No easy money for drug mules

It sounded simple enough. But it led to a three-year nightmare in a gang-ruled South American jail.

And now former drug mule Floors Snyders (41) swears he knows better than to fall for the charms of drug syndicates which lure desperate people to illegally courier narcotics to international ­destinations.

Snyders is one of the lucky few who have been there, done that and lived to tell the harrowing tale of life in a Venezuelan prison, where he served three years of a 10-year sentence after he was arrested there six years ago.

“I wouldn’t do it again. Not for any amount of money,” says ­Snyders. “If you’re approached, just say ‘no’ and stay away.”
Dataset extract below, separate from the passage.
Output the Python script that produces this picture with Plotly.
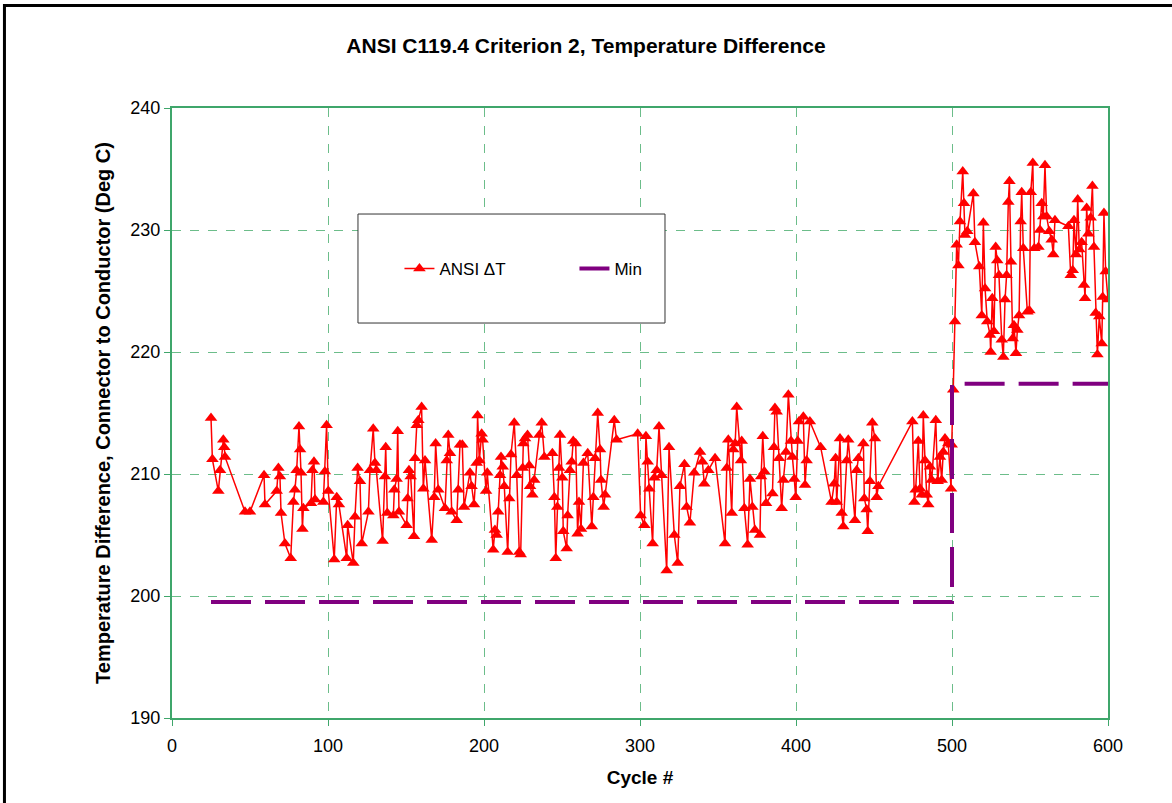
import plotly.graph_objects as go

# ---- data ----
cycles = [
    25.0, 25.9, 29.7, 30.8, 32.9, 33.5, 34.0, 46.8, 50.0, 59.0, 59.6, 67.1, 68.2, 69.2, 69.9, 72.4,
    76.1, 77.8, 78.8, 79.9, 81.4, 82.1, 82.7, 83.6, 84.2, 89.1, 90.0, 91.0, 91.7, 97.0, 98.0, 99.1,
    100.2, 104.0, 105.6, 107.0, 112.0, 112.6, 116.2, 117.3, 119.0, 120.5, 121.6,
    125.9, 126.9, 129.0, 130.1, 131.0, 135.0, 136.5, 137.0, 138.0, 141.9, 142.5, 144.0, 144.7, 145.5,
    150.4, 151.0, 151.9, 153.0, 155.1, 155.8, 156.9, 157.9, 160.0, 161.1, 162.2, 166.5, 168.1, 169.0,
    170.7, 175.0, 176.1, 177.1, 178.2, 179.3, 182.5, 183.5, 184.6, 186.1, 187.2, 191.0, 192.0, 193.6,
    195.3, 195.9, 197.0, 198.5, 199.1, 201.3, 202.1, 205.9, 207.0, 208.1, 209.1, 210.3, 210.9, 212.0,
    213.0, 215.2, 216.2, 217.3, 219.4, 221.0, 222.6, 223.5, 224.8, 225.2,
    226.3, 227.9, 229.0, 229.5, 231.0, 232.2, 235.5, 237.0, 238.7, 243.8, 245.1, 246.0, 247.0, 248.1,
    248.7, 250.2, 250.8, 253.0, 253.6, 255.1, 256.2, 257.2, 258.8, 260.0, 260.9, 262.2, 263.7, 266.5,
    269.1, 270.1, 271.2, 272.9, 274.4, 275.0, 276.7, 277.6, 283.5, 285.0, 298.5, 300.4, 302.8, 303.8,
    304.9, 305.9, 308.1, 309.2, 310.7, 312.2, 313.9, 317.1, 318.6, 322.0, 324.2, 325.6,
    328.5, 329.9, 332.0, 334.8, 338.5, 340.0, 341.2, 343.8, 348.1, 354.5, 355.6, 356.6, 358.8, 359.8,
    361.0, 362.0, 364.7, 365.2, 366.9, 369.0, 370.5, 372.0, 373.7, 376.9, 377.6, 378.7, 379.7, 380.8,
    384.9, 385.9, 386.5, 387.6, 389.1, 390.8, 391.9, 393.6, 395.1, 396.8, 397.7, 398.9, 399.8, 401.1,
    401.9, 404.7, 405.8, 406.8, 408.9, 415.8, 422.8, 424.5, 425.4, 426.1, 428.2, 429.3, 430.3, 432.5,
    433.5, 437.8, 438.9, 440.0, 443.2, 443.8, 445.3, 446.0, 447.4, 448.9, 450.6, 451.7, 452.8,
    474.6, 475.9, 476.7, 478.4, 479.5, 480.6, 481.6, 482.7, 483.8, 484.8, 485.9, 487.0, 489.6, 490.8,
    492.3, 493.4, 494.4, 495.5, 497.6, 499.4, 499.8, 500.8,
    501.9, 503.0, 504.1, 505.1, 506.9, 507.7, 508.3, 509.8, 513.7, 514.7, 517.5, 519.1, 520.1, 521.2,
    522.6, 524.4, 524.8, 525.8, 526.9, 528.0, 529.0, 530.1, 531.9, 532.9, 534.0, 535.0, 536.1, 536.8,
    537.8, 538.9, 539.7, 541.0, 541.9, 543.0, 544.0, 544.7, 545.7, 548.3, 549.6, 550.5, 551.8, 552.8,
    555.4, 556.4, 557.5, 558.5, 559.6, 560.7, 562.3, 563.9, 564.9, 566.0, 574.6, 576.1, 577.4, 578.2,
    579.5, 580.6, 581.6, 583.1, 584.6, 585.3, 586.3, 587.4, 588.9, 590.0, 591.0, 592.1, 593.2, 594.4,
    596.0, 596.6, 597.4, 598.5, 600.0,
]
ansi_dt = [
    214.6, 211.2, 208.6, 210.3, 212.8, 212.2, 211.4, 206.9, 206.9, 209.9, 207.5, 208.6, 210.5, 209.8, 206.8, 204.3,
    203.1, 207.7, 208.7, 210.3, 213.9, 212.0, 210.1, 205.5, 207.2, 207.6, 210.3, 211.0, 207.9, 207.7, 210.2, 214.0,
    208.6, 203.0, 208.1, 207.5, 203.1, 205.8, 202.7, 206.5, 210.5, 209.4, 204.3,
    206.9, 210.3, 213.7, 210.9, 210.3, 204.5, 209.8, 212.2, 206.8, 206.6, 208.7, 209.6, 213.5, 206.9,
    205.8, 208.0, 210.3, 209.8, 204.9, 211.3, 214.0, 214.4, 215.5, 208.8, 211.1, 204.6, 208.1, 212.5,
    208.7, 207.2, 211.1, 213.2, 211.7, 206.9, 206.2, 208.7, 212.4, 212.4, 207.3, 210.1, 209.0, 207.5,
    210.9, 214.8, 211.1, 213.3, 212.8, 208.6, 210.1, 203.8, 205.4, 205.0, 206.9, 209.9, 211.4, 210.6,
    209.0, 203.6, 208.0, 211.6, 214.2, 209.9, 203.6, 203.4, 210.5, 212.5,
    212.9, 213.2, 210.7, 209.0, 208.3, 209.5, 213.2, 214.2, 211.4, 211.7, 208.1, 203.1, 207.3, 210.5,
    213.2, 209.7, 205.3, 203.9, 206.6, 210.3, 211.0, 212.7, 212.5, 205.1, 207.7, 205.5, 210.9, 211.7,
    205.7, 208.1, 211.3, 215.0, 212.0, 209.5, 207.3, 208.3, 214.4, 212.8, 213.3, 206.6, 205.8, 213.1,
    211.0, 208.8, 204.3, 209.7, 210.3, 213.9, 209.9, 202.1, 212.2, 205.0, 202.7, 209.0,
    210.8, 207.3, 206.0, 210.1, 211.8, 211.0, 209.2, 210.3, 211.3, 204.3, 210.5, 212.8, 206.8, 212.0,
    212.5, 215.5, 211.1, 212.7, 207.2, 204.2, 209.6, 207.3, 205.4, 205.0, 209.8, 213.1, 210.2, 207.6,
    208.4, 212.2, 215.4, 215.1, 211.3, 207.2, 209.5, 211.8, 216.5, 212.7, 211.4, 209.6, 208.1, 212.7,
    214.3, 214.7, 209.1, 211.1, 214.3, 212.2, 207.7, 209.2, 211.3, 207.7, 212.9, 206.8, 205.7, 211.1,
    212.8, 206.2, 210.3, 211.3, 212.5, 208.0, 207.1, 205.3, 209.4, 214.2, 212.9, 208.1, 209.0,
    214.3, 207.7, 208.7, 212.7, 208.8, 208.3, 214.8, 211.1, 208.3, 207.5, 210.6, 209.5, 214.4, 209.4,
    211.4, 209.5, 211.8, 212.9, 212.5, 208.8, 212.4, 216.9,
    222.5, 228.8, 227.1, 230.7, 234.8, 232.2, 229.6, 229.9, 233.0, 229.0, 227.0, 223.0, 230.6, 225.2,
    222.5, 221.4, 220.0, 224.4, 221.7, 228.6, 227.5, 226.3, 221.0, 219.6, 224.3, 226.3, 232.3, 234.0,
    227.4, 221.1, 222.2, 219.9, 221.8, 223.0, 230.7, 233.1, 228.5, 223.3, 223.4, 233.1, 235.5, 228.5,
    228.6, 230.0, 232.2, 231.1, 235.3, 231.1, 229.9, 229.2, 228.0, 230.8, 230.3, 226.3, 226.7, 230.8,
    228.0, 232.5, 228.4, 229.0, 225.5, 224.4, 231.8, 229.7, 231.0, 233.6, 228.6, 223.2, 219.8, 222.9,
    220.7, 224.5, 231.4, 226.6, 224.3,
]
min_cycles = [25, 500, 500, 600]
min_values = [199.5, 199.5, 217.4, 217.4]

x_ticks = [0, 100, 200, 300, 400, 500, 600]
y_ticks = [190, 200, 210, 220, 230, 240]

title_text = "ANSI C119.4 Criterion 2, Temperature Difference"
x_title = "Cycle #"
y_title = "Temperature Difference, Connector to Conductor (Deg C)"

FONT = "Arial, 'Liberation Sans', sans-serif"
GREEN = "#3fa66b"
GRID = "#6cbd8a"

fig = go.Figure()
fig.add_trace(go.Scatter(
    x=cycles, y=ansi_dt, name="ANSI ΔT", mode="lines+markers",
    line=dict(color="#ff0000", width=1.5),
    marker=dict(symbol="triangle-up", size=11, color="#ff0000"),
))
fig.add_trace(go.Scatter(
    x=min_cycles, y=min_values, name="Min", mode="lines",
    line=dict(color="#800080", width=4, dash="40px,14px"),
))

fig.update_layout(
    width=1172, height=803,
    margin=dict(l=172, r=64, t=108, b=85),
    paper_bgcolor="white", plot_bgcolor="white",
    font=dict(family=FONT, size=18, color="black"),
    title=dict(text=title_text, x=0.5, xanchor="center", y=0.943, yanchor="middle",
               font=dict(family=FONT, size=21, color="black", weight="bold")),
    showlegend=True,
    legend=dict(orientation="h", x=0.243, y=0.736, xanchor="left", yanchor="middle",
                bgcolor="rgba(0,0,0,0)", borderwidth=0,
                font=dict(family=FONT, size=17), entrywidth=130, entrywidthmode="pixels"),
    shapes=[
        dict(type="rect", xref="paper", yref="paper", x0=0.1987, x1=0.5267, y0=0.6475, y1=0.8262,
             line=dict(color="#333333", width=1), fillcolor="white", layer="above"),
        dict(type="rect", xref="paper", yref="paper", x0=-0.179, x1=1.08, y0=-0.16, y1=1.168,
             line=dict(color="black", width=3), fillcolor="rgba(0,0,0,0)", layer="above"),
    ],
)
fig.update_xaxes(
    range=[0, 600], tickvals=x_ticks, ticks="outside", ticklen=6, tickcolor=GREEN,
    showline=True, linecolor=GREEN, linewidth=2, mirror=True,
    showgrid=True, gridcolor=GRID, griddash="dash", gridwidth=1, zeroline=False,
    tickfont=dict(family=FONT, size=18), ticklabelstandoff=4,
    title=dict(text=x_title, font=dict(family=FONT, size=19, weight="bold"), standoff=16),
)
fig.update_yaxes(
    range=[190, 240], tickvals=y_ticks, ticks="outside", ticklen=6, tickcolor=GREEN,
    showline=True, linecolor=GREEN, linewidth=2, mirror=True,
    showgrid=True, gridcolor=GRID, griddash="dash", gridwidth=1, zeroline=False,
    tickfont=dict(family=FONT, size=18),
    title=dict(text=y_title, font=dict(family=FONT, size=20, weight="bold"), standoff=14),
)

fig.write_html("out.html")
It all started in 2004 when ­Snyders lost his job as a mechanic in Johannesburg. A period of ­serious financial and emotional depression followed as he moved between odd jobs.

Then it happened. One day, while working on a friend’s car in Brixton, where he lives, Snyders was approached by a stranger who enquired if he would be interested in ferrying a parcel overseas in return for some good money.

“I suspected that it could be drugs. But I was desperate and I couldn’t say no to R25?000.”

What followed next opened his eyes to the reality of his decision. He was taken to a plush townhouse complex in a northern ­Johannesburg suburb where he was ­introduced to a Nigerian man.

He was given what looked like a peeled, thumb-sized cucumber-like item to swallow as a trial run to the real deal.

And when he swallowed without difficulty, preparations began in earnest. He was removed from his family home in Brixton and booked into a lodge in Bez Valley.

“They really looked after me. They gave me pocket money, about R120 every day and bought me the best clothes and a new cellphone,” says Snyders.

He stayed at the lodge for a few days while preparations for his trip were under way, handing over his passport to his handlers to sort out visa applications.

Then he was briefed about the impending trip: he was to fly from Johannesburg to Sao Paulo, ­Brazil. There he was to collect a piece of paper with details of hotel bookings from someone at the airport.

The handover would happen clandestinely somewhere in the airport building and they were not to say a word to each other.

He stayed one night in Sao Paulo and flew out to Caracas, Venezuela, the next day. It was there that he met another Nigerian man who took him to a housing estate where the real deal began.

He was given “bullets”, thumb-sized pockets of cocaine wrapped in plastic to swallow.

“I swallowed 84 of those,” he says. “It took about four hours. I was given pills to make sure I didn’t suffer any pain. I was not nervous. I never worried about being caught.”

The next day he was due to fly out to Zurich, Switzerland, where he was to meet another contact who would arrange for him to “take out” the bullets.

But as fate would have it, he was arrested at the ­airport and taken to hospital where he was x-rayed. It began to dawn on him that instead of the good money he had been promised, he now faced a prison sentence.

“I never thought they could ­detect the drugs by x-ray. But when it happened I began to realise I was in trouble. I was now on my own.”

He was put on laxatives and spent the night in hospital ­releasing the drugs.

The next day, he was taken into police custody and formally charged. After four long months, he was taken before a court, pleaded guilty to possession of drugs and sentenced to 10 years in jail.

The nightmare was only beginning. Venezuela has some of the world’s most notorious prisons, run by gangs and drug lords.

From scraping out a living fixing cars in Brixton, Snyders now found himself in the midst of thugs high on drugs, armed with guns and knives which they seemed to enjoy using on a daily basis.

“I saw people getting killed there all the time. It was horrifying because the prison guards were hard, the gangs were hard and if you violated the rules of either group you were punished.

“There is a room in which the gangs locked up those who violated the rules. There they would beat you up with everything – swords sharpened on both sides, drop you on the floor and kick you until you thought you were dead.

“I saw men cry like babies in there,” Snyders recalls.

In prison he met other South ­Africans locked up for the same ­offence. But he soon learnt to stay away from them.

“The best thing I did while in there was to stay away from drugs and gangs. The problem with the other South Africans was that they got sucked into the drug world and they got hooked.

“The gangs would supply them with drugs and when it was time to pay, there was trouble.”

Snyders took art and boxing ­lessons. He made money by selling his drawings and prison gangs ­always placed bets on boxing matches he participated in.

He was released in 2007 after serving only three years following recommendations from his art teachers and parole officers.

“Freedom, that’s what I missed the most in prison. And I never want to go back there again. I have learnt that if you want to make money, then do it the right way.”